PROVIDED DATA:
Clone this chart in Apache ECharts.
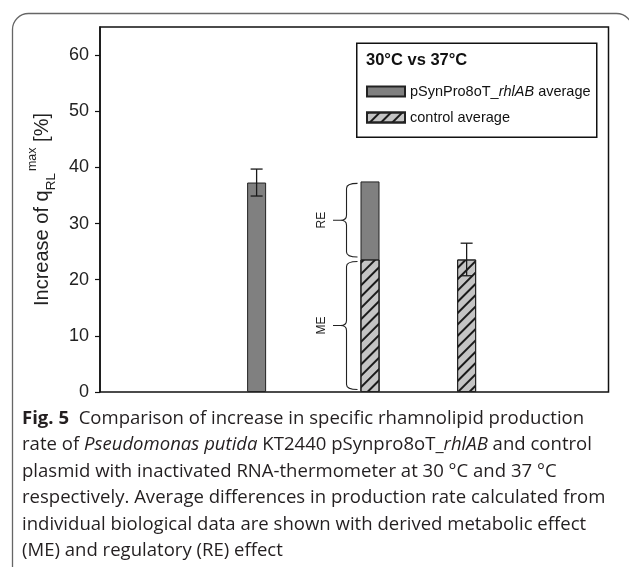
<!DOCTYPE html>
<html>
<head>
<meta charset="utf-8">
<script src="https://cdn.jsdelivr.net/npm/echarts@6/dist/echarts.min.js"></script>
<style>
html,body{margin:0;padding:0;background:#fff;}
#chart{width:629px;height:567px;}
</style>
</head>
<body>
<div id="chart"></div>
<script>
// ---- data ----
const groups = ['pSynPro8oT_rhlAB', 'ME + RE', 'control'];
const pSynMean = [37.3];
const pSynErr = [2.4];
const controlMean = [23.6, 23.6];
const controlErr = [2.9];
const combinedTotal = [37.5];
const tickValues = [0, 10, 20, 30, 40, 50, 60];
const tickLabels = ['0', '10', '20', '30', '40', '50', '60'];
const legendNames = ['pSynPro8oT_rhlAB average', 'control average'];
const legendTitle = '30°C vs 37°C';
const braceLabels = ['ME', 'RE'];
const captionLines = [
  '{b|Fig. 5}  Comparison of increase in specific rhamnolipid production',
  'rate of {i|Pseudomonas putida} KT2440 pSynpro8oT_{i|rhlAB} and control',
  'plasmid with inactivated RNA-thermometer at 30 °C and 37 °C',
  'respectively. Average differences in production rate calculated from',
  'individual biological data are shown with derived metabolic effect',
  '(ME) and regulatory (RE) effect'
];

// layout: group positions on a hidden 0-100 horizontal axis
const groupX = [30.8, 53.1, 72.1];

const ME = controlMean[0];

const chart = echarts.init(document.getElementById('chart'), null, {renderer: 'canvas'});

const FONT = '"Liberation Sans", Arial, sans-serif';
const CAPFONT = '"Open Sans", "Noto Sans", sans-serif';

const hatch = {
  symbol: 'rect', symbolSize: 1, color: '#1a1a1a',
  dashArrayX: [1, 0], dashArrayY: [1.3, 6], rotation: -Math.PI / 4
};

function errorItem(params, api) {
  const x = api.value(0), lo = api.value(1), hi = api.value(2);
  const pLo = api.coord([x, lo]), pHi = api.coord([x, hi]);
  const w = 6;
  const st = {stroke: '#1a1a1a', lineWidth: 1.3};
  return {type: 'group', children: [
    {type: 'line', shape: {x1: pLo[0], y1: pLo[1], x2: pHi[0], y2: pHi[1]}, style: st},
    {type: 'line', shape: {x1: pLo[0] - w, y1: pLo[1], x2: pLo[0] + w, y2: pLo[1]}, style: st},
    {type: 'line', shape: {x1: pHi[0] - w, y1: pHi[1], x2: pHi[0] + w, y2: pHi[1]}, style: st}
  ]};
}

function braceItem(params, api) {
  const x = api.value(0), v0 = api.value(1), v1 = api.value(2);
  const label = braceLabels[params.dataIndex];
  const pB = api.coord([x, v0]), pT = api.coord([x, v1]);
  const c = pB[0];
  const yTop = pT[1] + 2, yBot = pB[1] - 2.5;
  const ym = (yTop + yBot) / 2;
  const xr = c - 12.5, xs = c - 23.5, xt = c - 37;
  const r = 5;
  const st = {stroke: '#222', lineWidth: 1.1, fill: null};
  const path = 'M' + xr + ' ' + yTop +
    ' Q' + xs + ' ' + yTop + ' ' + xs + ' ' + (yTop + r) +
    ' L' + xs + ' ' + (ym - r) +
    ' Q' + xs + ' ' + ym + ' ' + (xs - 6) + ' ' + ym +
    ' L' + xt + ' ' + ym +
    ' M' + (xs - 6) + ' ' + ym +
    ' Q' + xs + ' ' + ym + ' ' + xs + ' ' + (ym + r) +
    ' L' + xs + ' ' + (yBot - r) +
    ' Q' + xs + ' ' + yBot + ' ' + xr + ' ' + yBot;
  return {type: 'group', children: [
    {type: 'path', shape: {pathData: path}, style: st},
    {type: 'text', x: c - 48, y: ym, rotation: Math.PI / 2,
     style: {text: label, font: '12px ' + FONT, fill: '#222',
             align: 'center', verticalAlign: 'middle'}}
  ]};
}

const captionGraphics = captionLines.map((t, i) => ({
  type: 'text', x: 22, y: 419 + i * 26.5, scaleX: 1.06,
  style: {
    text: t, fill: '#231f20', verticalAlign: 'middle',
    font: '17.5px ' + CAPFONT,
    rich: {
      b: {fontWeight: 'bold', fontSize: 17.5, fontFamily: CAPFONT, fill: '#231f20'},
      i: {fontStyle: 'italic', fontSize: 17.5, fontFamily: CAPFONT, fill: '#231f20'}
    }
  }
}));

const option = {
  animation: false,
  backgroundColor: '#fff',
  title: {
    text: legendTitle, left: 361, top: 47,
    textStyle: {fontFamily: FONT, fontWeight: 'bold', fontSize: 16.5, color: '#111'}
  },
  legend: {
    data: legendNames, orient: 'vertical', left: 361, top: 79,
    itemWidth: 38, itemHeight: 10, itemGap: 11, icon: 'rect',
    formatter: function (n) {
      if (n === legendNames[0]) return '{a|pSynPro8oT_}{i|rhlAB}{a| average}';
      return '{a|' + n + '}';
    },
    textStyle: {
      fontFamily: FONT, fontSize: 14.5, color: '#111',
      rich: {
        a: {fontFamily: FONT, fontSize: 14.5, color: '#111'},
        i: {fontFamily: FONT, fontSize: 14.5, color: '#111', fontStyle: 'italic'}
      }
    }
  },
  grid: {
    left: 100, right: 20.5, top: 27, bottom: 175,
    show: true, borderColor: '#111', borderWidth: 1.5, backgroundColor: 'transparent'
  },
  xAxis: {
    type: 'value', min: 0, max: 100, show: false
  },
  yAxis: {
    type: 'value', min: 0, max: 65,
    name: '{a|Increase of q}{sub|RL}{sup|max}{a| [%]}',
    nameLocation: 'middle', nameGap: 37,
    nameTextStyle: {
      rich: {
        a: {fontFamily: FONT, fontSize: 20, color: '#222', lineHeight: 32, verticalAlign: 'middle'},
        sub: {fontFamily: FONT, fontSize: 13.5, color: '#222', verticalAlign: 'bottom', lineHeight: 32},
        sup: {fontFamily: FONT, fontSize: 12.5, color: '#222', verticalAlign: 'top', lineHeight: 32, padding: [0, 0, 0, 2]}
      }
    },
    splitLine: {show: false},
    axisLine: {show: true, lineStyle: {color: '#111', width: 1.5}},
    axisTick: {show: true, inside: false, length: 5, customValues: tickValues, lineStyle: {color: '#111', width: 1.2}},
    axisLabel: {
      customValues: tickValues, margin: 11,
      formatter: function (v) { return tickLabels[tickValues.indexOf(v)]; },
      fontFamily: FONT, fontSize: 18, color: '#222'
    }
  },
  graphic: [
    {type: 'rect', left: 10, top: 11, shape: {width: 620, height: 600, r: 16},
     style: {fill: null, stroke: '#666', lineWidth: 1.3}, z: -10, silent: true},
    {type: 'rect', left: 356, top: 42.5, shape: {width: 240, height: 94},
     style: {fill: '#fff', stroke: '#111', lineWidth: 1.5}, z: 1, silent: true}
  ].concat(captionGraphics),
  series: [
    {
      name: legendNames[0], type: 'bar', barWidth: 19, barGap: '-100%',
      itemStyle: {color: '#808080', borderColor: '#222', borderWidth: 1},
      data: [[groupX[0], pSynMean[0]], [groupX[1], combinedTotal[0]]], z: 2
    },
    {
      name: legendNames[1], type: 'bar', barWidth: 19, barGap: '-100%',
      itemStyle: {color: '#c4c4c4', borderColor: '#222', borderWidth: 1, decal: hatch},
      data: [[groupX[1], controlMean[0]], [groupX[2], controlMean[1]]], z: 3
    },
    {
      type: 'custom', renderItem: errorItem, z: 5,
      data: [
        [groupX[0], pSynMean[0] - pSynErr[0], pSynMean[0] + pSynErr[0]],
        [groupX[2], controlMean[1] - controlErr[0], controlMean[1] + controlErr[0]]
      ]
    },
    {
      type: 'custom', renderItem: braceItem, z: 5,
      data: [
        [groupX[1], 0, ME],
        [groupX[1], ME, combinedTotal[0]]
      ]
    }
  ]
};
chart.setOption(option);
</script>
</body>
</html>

EXERCISE GOAL: Write down every line from the opening of the listing to the line with "const groupX = [30.8, 53.1, 72.1];", both included, and nothing else; the pictures are omitted.

PROBLEM SOLUTION:
Clone this chart in Apache ECharts.
<!DOCTYPE html>
<html>
<head>
<meta charset="utf-8">
<script src="https://cdn.jsdelivr.net/npm/echarts@6/dist/echarts.min.js"></script>
<style>
html,body{margin:0;padding:0;background:#fff;}
#chart{width:629px;height:567px;}
</style>
</head>
<body>
<div id="chart"></div>
<script>
// ---- data ----
const groups = ['pSynPro8oT_rhlAB', 'ME + RE', 'control'];
const pSynMean = [37.3];
const pSynErr = [2.4];
const controlMean = [23.6, 23.6];
const controlErr = [2.9];
const combinedTotal = [37.5];
const tickValues = [0, 10, 20, 30, 40, 50, 60];
const tickLabels = ['0', '10', '20', '30', '40', '50', '60'];
const legendNames = ['pSynPro8oT_rhlAB average', 'control average'];
const legendTitle = '30°C vs 37°C';
const braceLabels = ['ME', 'RE'];
const captionLines = [
  '{b|Fig. 5}  Comparison of increase in specific rhamnolipid production',
  'rate of {i|Pseudomonas putida} KT2440 pSynpro8oT_{i|rhlAB} and control',
  'plasmid with inactivated RNA-thermometer at 30 °C and 37 °C',
  'respectively. Average differences in production rate calculated from',
  'individual biological data are shown with derived metabolic effect',
  '(ME) and regulatory (RE) effect'
];

// layout: group positions on a hidden 0-100 horizontal axis
const groupX = [30.8, 53.1, 72.1];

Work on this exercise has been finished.